YOUR TASK> Leave out the pictures and set down exactly the lines from the start of the listing through the one with "fig = plt.figure(figsize=(W", both included.
>>>
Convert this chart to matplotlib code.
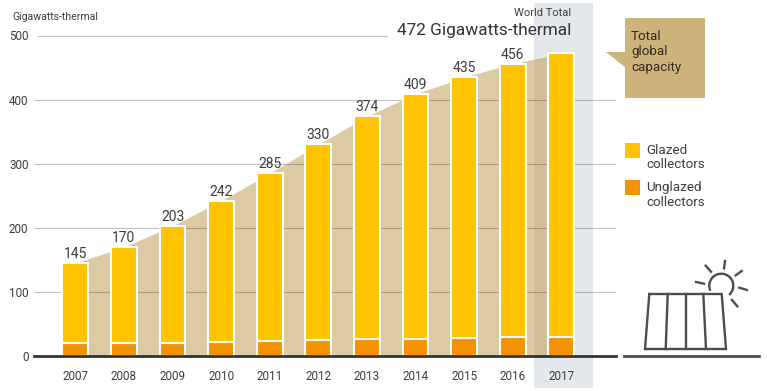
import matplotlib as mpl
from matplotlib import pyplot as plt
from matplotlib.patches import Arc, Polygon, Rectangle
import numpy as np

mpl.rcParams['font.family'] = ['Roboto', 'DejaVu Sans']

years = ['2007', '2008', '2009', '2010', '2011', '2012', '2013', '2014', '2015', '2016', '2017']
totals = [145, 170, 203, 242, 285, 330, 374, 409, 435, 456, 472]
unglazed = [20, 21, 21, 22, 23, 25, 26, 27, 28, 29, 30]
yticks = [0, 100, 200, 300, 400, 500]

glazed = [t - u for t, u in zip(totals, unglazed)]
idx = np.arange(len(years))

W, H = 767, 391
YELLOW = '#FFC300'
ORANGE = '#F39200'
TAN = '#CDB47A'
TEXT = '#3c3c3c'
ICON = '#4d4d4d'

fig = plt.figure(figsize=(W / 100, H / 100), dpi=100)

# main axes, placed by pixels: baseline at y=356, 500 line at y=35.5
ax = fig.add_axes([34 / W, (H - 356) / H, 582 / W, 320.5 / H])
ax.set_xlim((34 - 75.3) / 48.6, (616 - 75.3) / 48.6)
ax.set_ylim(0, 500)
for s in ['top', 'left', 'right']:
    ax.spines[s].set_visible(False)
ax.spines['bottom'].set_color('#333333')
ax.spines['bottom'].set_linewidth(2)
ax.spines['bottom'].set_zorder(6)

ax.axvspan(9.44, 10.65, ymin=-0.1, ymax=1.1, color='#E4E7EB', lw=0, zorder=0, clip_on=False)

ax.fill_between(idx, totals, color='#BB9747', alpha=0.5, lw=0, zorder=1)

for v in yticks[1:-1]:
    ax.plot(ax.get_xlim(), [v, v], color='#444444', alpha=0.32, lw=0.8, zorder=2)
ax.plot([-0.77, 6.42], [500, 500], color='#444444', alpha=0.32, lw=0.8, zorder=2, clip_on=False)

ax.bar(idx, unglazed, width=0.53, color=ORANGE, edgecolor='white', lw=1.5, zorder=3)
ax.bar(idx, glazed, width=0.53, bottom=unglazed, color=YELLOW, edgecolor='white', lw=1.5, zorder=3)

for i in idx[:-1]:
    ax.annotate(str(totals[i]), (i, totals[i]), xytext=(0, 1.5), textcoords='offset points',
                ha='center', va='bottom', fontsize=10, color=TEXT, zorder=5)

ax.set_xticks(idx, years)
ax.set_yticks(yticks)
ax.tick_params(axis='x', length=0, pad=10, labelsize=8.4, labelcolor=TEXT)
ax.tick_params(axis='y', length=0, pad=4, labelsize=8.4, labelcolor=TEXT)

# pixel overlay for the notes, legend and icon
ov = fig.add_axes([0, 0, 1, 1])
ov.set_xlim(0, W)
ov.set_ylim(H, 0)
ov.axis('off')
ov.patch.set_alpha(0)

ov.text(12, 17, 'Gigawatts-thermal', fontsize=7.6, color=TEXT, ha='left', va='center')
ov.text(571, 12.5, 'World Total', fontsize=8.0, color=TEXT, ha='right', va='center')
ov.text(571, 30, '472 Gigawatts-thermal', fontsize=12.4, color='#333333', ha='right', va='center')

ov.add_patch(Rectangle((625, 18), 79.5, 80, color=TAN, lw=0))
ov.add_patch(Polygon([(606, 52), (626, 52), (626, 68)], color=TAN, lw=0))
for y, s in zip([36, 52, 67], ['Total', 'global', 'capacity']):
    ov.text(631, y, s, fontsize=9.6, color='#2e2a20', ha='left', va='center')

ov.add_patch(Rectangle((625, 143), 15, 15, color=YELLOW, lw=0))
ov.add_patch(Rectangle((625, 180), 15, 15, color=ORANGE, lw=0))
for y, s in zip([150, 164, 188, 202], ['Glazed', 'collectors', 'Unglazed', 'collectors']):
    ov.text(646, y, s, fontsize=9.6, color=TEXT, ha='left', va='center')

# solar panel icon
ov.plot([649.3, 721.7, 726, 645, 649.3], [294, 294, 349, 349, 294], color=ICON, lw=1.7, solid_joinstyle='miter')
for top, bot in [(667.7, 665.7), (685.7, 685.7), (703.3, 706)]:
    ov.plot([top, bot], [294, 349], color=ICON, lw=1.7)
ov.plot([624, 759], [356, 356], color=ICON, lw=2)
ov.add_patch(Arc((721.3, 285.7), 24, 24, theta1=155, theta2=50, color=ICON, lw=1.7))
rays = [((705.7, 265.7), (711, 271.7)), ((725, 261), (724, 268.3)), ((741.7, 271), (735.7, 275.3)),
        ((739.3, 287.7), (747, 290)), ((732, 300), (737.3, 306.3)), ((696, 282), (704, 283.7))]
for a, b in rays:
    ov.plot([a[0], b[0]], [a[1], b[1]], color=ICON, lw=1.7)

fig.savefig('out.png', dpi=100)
<<<
OUTPUT FOR THIS EXERCISE>
Convert this chart to matplotlib code.
import matplotlib as mpl
from matplotlib import pyplot as plt
from matplotlib.patches import Arc, Polygon, Rectangle
import numpy as np

mpl.rcParams['font.family'] = ['Roboto', 'DejaVu Sans']

years = ['2007', '2008', '2009', '2010', '2011', '2012', '2013', '2014', '2015', '2016', '2017']
totals = [145, 170, 203, 242, 285, 330, 374, 409, 435, 456, 472]
unglazed = [20, 21, 21, 22, 23, 25, 26, 27, 28, 29, 30]
yticks = [0, 100, 200, 300, 400, 500]

glazed = [t - u for t, u in zip(totals, unglazed)]
idx = np.arange(len(years))

W, H = 767, 391
YELLOW = '#FFC300'
ORANGE = '#F39200'
TAN = '#CDB47A'
TEXT = '#3c3c3c'
ICON = '#4d4d4d'

fig = plt.figure(figsize=(W / 100, H / 100), dpi=100)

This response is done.